Tuesday, November 25, 2008

Blog Assignment #5: A Statement, of Sorts.

When I was a child, I watched far, far too many Saturday morning cartoons for my own good. My impressionable mind’s eye was warped beyond the point of repair, where even today I recall memories not as they were, but in a stylized, “cartoony” sort of way: people look more like Disney characters than real human beings, animals suddenly take on exaggerated humanoid qualities, and colors appear more vividly than those in a child’s fingerpainting. In the present, if I let my eyes relax just a little than I can easily see an animated world filled with individuals brimming with untold stories. My works aren’t just funny stories set in an imaginary place; rather, they are how I see and process the world I live in.

As an urban city-dweller of New York and Los Angeles, my personal world is filled with people both known to me and those who I have never seen before. Instead of strangers to be avoided, those people sitting around me in the library—or the bus stop, or the restaurant—are characters in an animated film come to life. In both of my animated shorts, the settings are public spaces: a subway station and a coffee shop. In these spaces are individuals distinguishable enough to step forward and take over the spotlight from the main characters…but most of them are content to stay in the background and live their own lives outside the confines of my animated short.

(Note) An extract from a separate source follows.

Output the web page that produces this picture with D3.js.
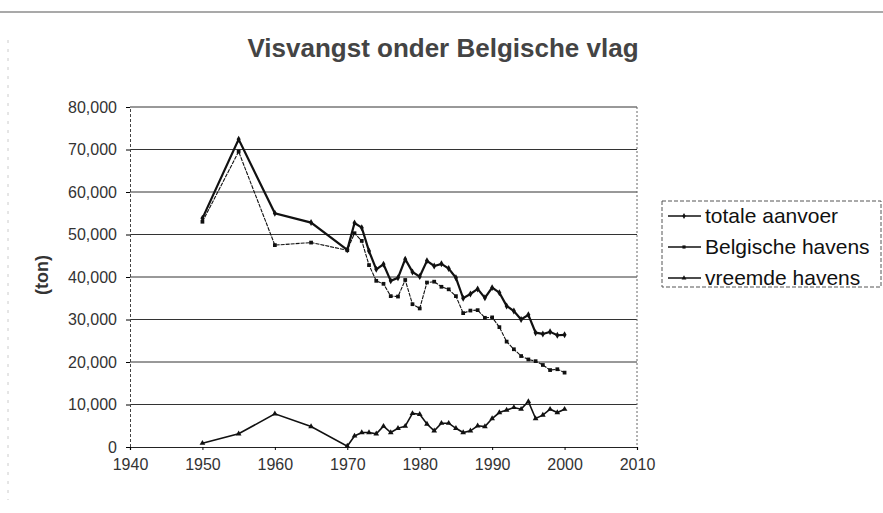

Yet just because they can live out of frame doesn’t mean they don’t want to show up at least once in my animations. To let them is a long, masochistic process that at alternate times leaves me lovingly sketching simple motion and banging my head against the keyboard. First, they appear all over my sketchbook, waiting for their flight to arrive or reading a book on the subway, quickly etched with a .5 mechanical pencil. Then they are broken down into shapes and their greatest visible attributes are exaggerated. Several hours and 3 bottles of Coca-Cola later, they have walked three steps across the screen. It’s painful, but when the animation is finished, it’s amazing: I’ve created entire lives exactly how I see them in my head. The people on the screen are now different from the ones I’ve observed in reality, and I can control what happens to them and how they behave. And when they do interact with the funny characters and situations I did, in fact, make up, the entire creation becomes something both real and imaginary like the images inside my head; images that I can now share with others, who can enjoy them just as much as I have.

2 comments:

T_Martini said...

This was a very insightful statement, of sorts. I really enjoyed the opening and how it relates the experience and joy of watching Saturday morning cartoons with what you are doing now- actually making the cartoons! I also thought it was very interesting when you spoke about recalling memories in a "cartoony" sort of way. As a fellow artist I experience memories in a similar fashion, only mine are more filmic than animated. Lastly, I can really relate to the end of your post about being able to share something you’ve pictured in your mind with other people to enjoy.

K. Michelle said...

Memory is such a fascinating thing. I always find it odd how you can remember little details from an event while it's hard for me to remember someone's face. Perhaps it's because, being raised by television, it is easier to remember stories than visuals. I think it's hard to separate memory from truth, when one influences the other, but the two are never quite congruous.

In the same vein, real life and imagination live side by side, influencing each other but never merging together. You touched upon it here – our imaginary characters are sometimes based on real people, but we keep on manipulating them into something new and original, but they always have some basis in the real world.

Imagination and memory are funny like that. Always playing the truth and changing it.